*Task directions*
Report every line below that holds the word "chart".

*Collected material*

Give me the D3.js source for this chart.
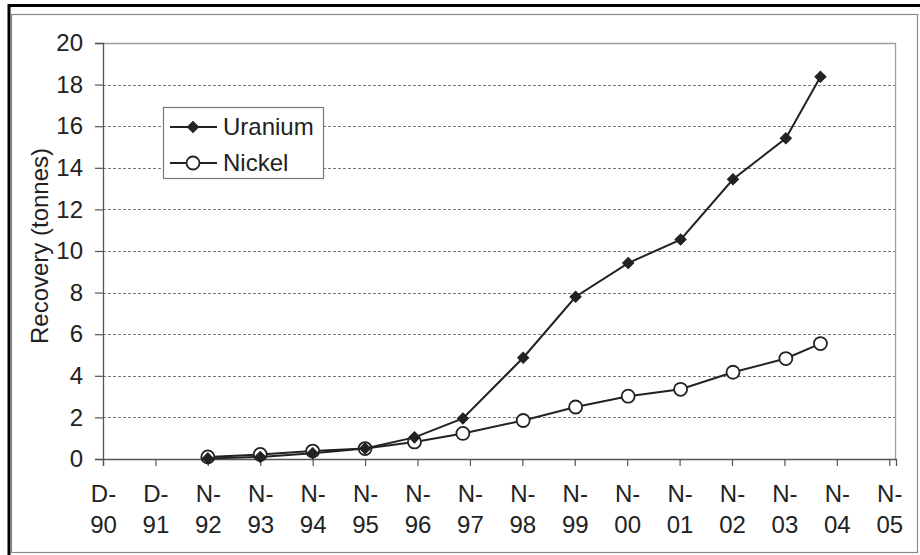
<!DOCTYPE html>
<html>
<head>
<meta charset="utf-8">
<script src="https://cdn.jsdelivr.net/npm/d3@7"></script>
<style>
  html, body { margin: 0; padding: 0; background: #fff; }
  svg { display: block; font-family: "Liberation Sans", Arial, sans-serif; }
</style>
</head>
<body>
<svg id="chart" width="920" height="555"></svg>
<script>
// Sample dates (ISO) and recovered mass in tonnes
const sampleDates = ["1992-11-30", "1993-11-30", "1994-11-30", "1995-11-30", "1996-11-08",
                     "1997-10-11", "1998-12-05", "1999-12-05", "2000-12-05", "2001-12-05",
                     "2002-12-05", "2003-12-08", "2004-08-05"];
const uranium = [0.03, 0.1, 0.28, 0.5, 1.04, 1.95, 4.87, 7.8, 9.42, 10.55, 13.45, 15.42, 18.38];
const nickel  = [0.1, 0.22, 0.38, 0.5, 0.82, 1.23, 1.85, 2.5, 3.02, 3.35, 4.17, 4.83, 5.55];

// Axis: ticks every 365 days from 1 Dec 1990, labelled month initial + two-digit year
const axisStart = "1990-12-01";
const axisEnd = "2006-01-13";
const tickCount = 16;
const yTicks = [0, 2, 4, 6, 8, 10, 12, 14, 16, 18, 20];
const seriesNames = ["Uranium", "Nickel"];
const yTitle = "Recovery (tonnes)";

const svg = d3.select("#chart");
const ink = "#222";
const plot = { left: 103, right: 896, top: 43, bottom: 459 };

const parse = d3.utcParse("%Y-%m-%d");
const x = d3.scaleUtc().domain([parse(axisStart), parse(axisEnd)]).range([plot.left, plot.right]);
const y = d3.scaleLinear().domain([0, 20]).range([plot.bottom, plot.top]);

const tickDates = d3.range(tickCount).map(i => d3.utcDay.offset(parse(axisStart), 365 * i));
const monthInitial = d => d3.utcFormat("%b")(d).charAt(0) + "-";
const yy = d3.utcFormat("%y");

// Frame around the figure
svg.append("rect").attr("x", 11.5).attr("y", 14.5).attr("width", 906).attr("height", 538)
  .attr("fill", "none").attr("stroke", "#8a8a8a").attr("stroke-width", 1.2);
svg.append("path").attr("d", "M9,555 V5.5 H920")
  .attr("fill", "none").attr("stroke", "#000").attr("stroke-width", 3);

// Horizontal gridlines (dashed), top border solid
const grid = svg.append("g");
grid.selectAll("line").data(yTicks.filter(v => v > 0 && v < 20)).join("line")
  .attr("x1", plot.left).attr("x2", plot.right)
  .attr("y1", d => Math.round(y(d)) + 0.5).attr("y2", d => Math.round(y(d)) + 0.5)
  .attr("stroke", "#7a7a7a").attr("stroke-width", 1).attr("stroke-dasharray", "3,2");
svg.append("path")
  .attr("d", `M${plot.left},${plot.top + 0.5} H${plot.right - 0.5} V${plot.bottom}`)
  .attr("fill", "none").attr("stroke", "#a0a0a0").attr("stroke-width", 1.3);

// Y axis
const yAxis = svg.append("g").attr("transform", `translate(${plot.left},0)`)
  .call(d3.axisLeft(y).tickValues(yTicks).tickSize(8).tickPadding(12).tickFormat(d3.format("d")));
yAxis.attr("font-size", null).attr("font-family", null);
yAxis.select(".domain").attr("stroke", "#555").attr("stroke-width", 1.3);
yAxis.selectAll(".tick line").attr("stroke", "#555").attr("stroke-width", 1.2);
yAxis.selectAll(".tick text").attr("fill", ink).style("font-size", "24px");

// X axis
const xAxis = svg.append("g").attr("transform", `translate(0,${plot.bottom})`)
  .call(d3.axisBottom(x).tickValues(tickDates).tickSize(7).tickFormat(""));
xAxis.attr("font-size", null).attr("font-family", null);
xAxis.select(".domain").attr("stroke", "#555").attr("stroke-width", 1.3);
xAxis.selectAll(".tick line").attr("stroke", "#555").attr("stroke-width", 1.2);
const xLabels = xAxis.selectAll(".tick").append("text")
  .attr("fill", ink).style("font-size", "24px").attr("text-anchor", "middle");
xLabels.append("tspan").attr("x", 0).attr("y", 42.5).text(d => monthInitial(d));
xLabels.append("tspan").attr("x", 0).attr("y", 73.5).text(d => yy(d));

// Y axis title
svg.append("text")
  .attr("transform", "translate(48,246) rotate(-90)")
  .attr("text-anchor", "middle").attr("fill", ink).style("font-size", "24px")
  .text(yTitle);

// Series
const dates = sampleDates.map(parse);
const line = d3.line().x(d => x(d[0])).y(d => y(d[1]));
const niPts = dates.map((d, i) => [d, nickel[i]]);
const uPts = dates.map((d, i) => [d, uranium[i]]);

svg.append("path").datum(niPts).attr("d", line)
  .attr("fill", "none").attr("stroke", ink).attr("stroke-width", 2);
svg.append("g").selectAll("circle").data(niPts).join("circle")
  .attr("cx", d => x(d[0])).attr("cy", d => y(d[1])).attr("r", 6.5)
  .attr("fill", "#fff").attr("stroke", ink).attr("stroke-width", 1.8);

svg.append("path").datum(uPts).attr("d", line)
  .attr("fill", "none").attr("stroke", ink).attr("stroke-width", 2);
svg.append("g").selectAll("path").data(uPts).join("path")
  .attr("transform", d => `translate(${x(d[0])},${y(d[1])}) rotate(45)`)
  .attr("d", d3.symbol().type(d3.symbolSquare).size(62))
  .attr("fill", ink).attr("stroke", ink).attr("stroke-width", 1);

// Legend
const legend = svg.append("g");
legend.append("rect").attr("x", 163.5).attr("y", 107.5).attr("width", 160).attr("height", 71)
  .attr("fill", "#fff").attr("stroke", "#777").attr("stroke-width", 1.2);
const rows = legend.selectAll("g.row").data(seriesNames).join("g").attr("class", "row")
  .attr("transform", (d, i) => `translate(0,${127 + i * 36})`);
rows.append("line").attr("x1", 170).attr("x2", 217).attr("y1", 0).attr("y2", 0)
  .attr("stroke", ink).attr("stroke-width", 2);
rows.filter((d, i) => i === 0).append("path")
  .attr("transform", "translate(193,0) rotate(45)")
  .attr("d", d3.symbol().type(d3.symbolSquare).size(62))
  .attr("fill", ink).attr("stroke", ink);
rows.filter((d, i) => i === 1).append("circle")
  .attr("cx", 193).attr("cy", 0).attr("r", 6.5)
  .attr("fill", "#fff").attr("stroke", ink).attr("stroke-width", 1.8);
rows.append("text").attr("x", 223).attr("y", 0).attr("dy", "0.35em")
  .attr("fill", ink).style("font-size", "24px").text(d => d);
</script>
</body>
</html>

*Answer for the task*
Give me the D3.js source for this chart.
<svg id="chart" width="920" height="555"></svg>
const svg = d3.select("#chart");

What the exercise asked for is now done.